The core problem is demographic. Kohl’s customer base is aging out without replacement. The suburban mom who built weekend shopping trips around stacking Kohl’s Cash with percent-off coupons either can’t afford it anymore or has discovered that Target and Amazon are simpler. Younger consumers expect transparent pricing and seamless digital experiences, not gamified promotional complexity.
Meanwhile, the competitive landscape shifted permanently. Off-price retailers perfected the treasure hunt model with cleaner pricing. Amazon captured the boring replenishment business. Even Target upgraded its private labels and omnichannel capabilities to compete directly with Kohl’s core value proposition.
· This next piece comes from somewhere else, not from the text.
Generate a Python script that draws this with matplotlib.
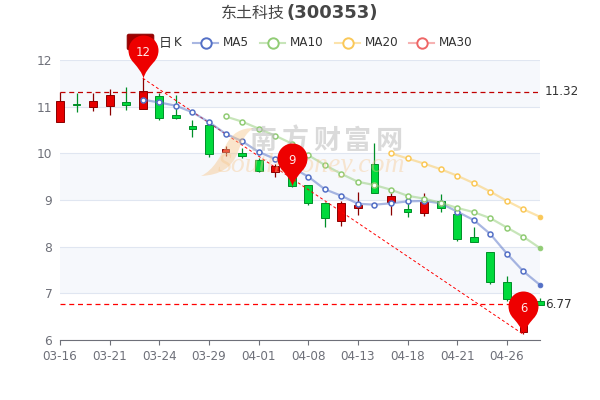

Management’s response has been a series of band-aids. The Sephora partnership drives incremental beauty traffic but limited cross-shopping.
Amazon Returns brings bodies into stores but conversion remains weak. Leadership has cycled through three CEOs in as many years, most recently Ashley Buchanan’s four-month tenure that ended with an ethics violation.
Today, the math is stark. Kohl’s sits on billions of unencumbered real estate while unsecured bonds trade in the 50s. The company maintains a $55 million annual dividend as creditors wonder whether management will monetize the assets before the operating business destroys what’s left of enterprise value.